That has been our past history. What is our immediate position? We have sold almost all that we had in saleable overseas investments in order that, when we stood quite alone, we could continue to fight this war for the maintenance of our freedom. We have incurred overseas debts that are double the amount of all our previous overseas investments: we have given of the wealth of our past: and we have pledged our future, and a new Britain has been born that has a place in history, as a people who keep their pledged word. We are infinitely stronger in productive capacity, in the application of scientific technology, than we were before this war. We now offer that capacity to the world with this assurance—our goods will be better, and they will be goods that can be trusted. If we can trade with the world we shall secure full employment here and with it enjoy a rising standard of living; and we shall be able to pay the debts we have accumulated.
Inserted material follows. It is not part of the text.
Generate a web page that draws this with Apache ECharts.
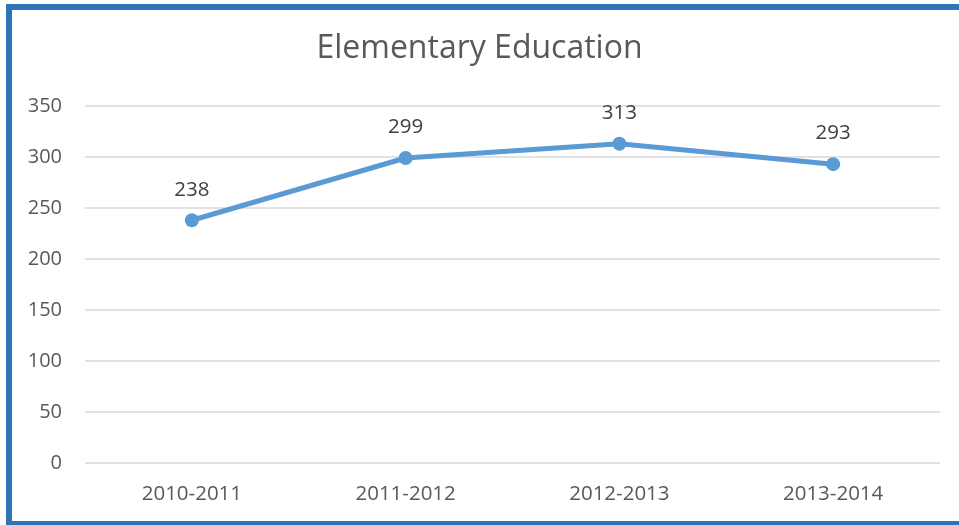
<!DOCTYPE html>
<html>
<head>
<meta charset="utf-8">
<script src="https://cdn.jsdelivr.net/npm/echarts@6/dist/echarts.min.js"></script>
<style>
html,body{margin:0;padding:0;background:#fff;overflow:hidden;width:959px;height:525px;}
#frame{position:absolute;left:6px;top:4px;width:953px;height:523px;border-left:6px solid #2E75B6;border-top:6px solid #2E75B6;border-bottom:6px solid #2E75B6;border-right:none;box-sizing:border-box;}
#chart{position:absolute;left:0;top:0;width:959px;height:525px;}
</style>
</head>
<body>
<div id="frame"></div>
<div id="chart"></div>
<script>
const categories = ['2010-2011', '2011-2012', '2012-2013', '2013-2014'];
const values = [238, 299, 313, 293];
const yTicks = { min: 0, max: 350, interval: 50 };
const titleText = 'Elementary Education';

const chart = echarts.init(document.getElementById('chart'), null, { renderer: 'canvas' });
const font = '"Open Sans", "Liberation Sans", sans-serif';
chart.setOption({
  animation: false,
  title: {
    text: titleText,
    left: 'center',
    top: 28,
    textStyle: { fontFamily: font, fontSize: 32, fontWeight: 'normal', color: '#595959' }
  },
  grid: { left: 85, right: 19, top: 106, bottom: 62, containLabel: false },
  xAxis: {
    type: 'category',
    data: categories,
    boundaryGap: true,
    axisLine: { show: false },
    axisTick: { show: false },
    axisLabel: { fontFamily: font, fontSize: 20.5, color: '#595959', margin: 21 }
  },
  yAxis: {
    type: 'value',
    min: yTicks.min,
    max: yTicks.max,
    interval: yTicks.interval,
    axisLine: { show: false },
    axisTick: { show: false },
    axisLabel: { fontFamily: font, fontSize: 20, color: '#595959', margin: 23 },
    splitLine: { lineStyle: { color: '#D9D9D9', width: 1.5 } }
  },
  series: [{
    type: 'line',
    data: values,
    symbol: 'circle',
    symbolSize: 14,
    itemStyle: { color: '#5B9BD5' },
    lineStyle: { color: '#5B9BD5', width: 5 },
    label: {
      show: true,
      position: 'top',
      distance: 13,
      fontFamily: font,
      fontSize: 20.5,
      color: '#404040'
    }
  }]
});
</script>
</body>
</html>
If we again embark, with our great industrial capacity, on this world trade, we shall add to the wealth of the world, and we shall buy from other countries their natural products at prices that we hope will bring them prosperity too.

I foresee a universal movement for raising the standard of living of the world by clearing the channels of trade, by orderly management of international currencies and international investment, by evening out the extreme fluctuations—these booms and slumps which in the past have affected, generally to the ultimate detriment of the growers, the prices of primary products (both food and the raw materials of industry): I hope that we shall have continuing consultation regarding the domestic employment policies of different countries. Surely it is not without significance that 44 nations, gathered at Hot Springs, have subscribed to these ideas. The Government of this country believe in them, and conferences now meeting in the United States on monetary policy have these ends in view. What we are working for (as my honourable friend the Chancellor of the Exchequer said in another place a few days ago) is general agreement on an international code of rules which will limit the use of devices calculated to impede trade but will still leave the nations free to take the necessary action to preserve their own internal economic activity and balance of payments.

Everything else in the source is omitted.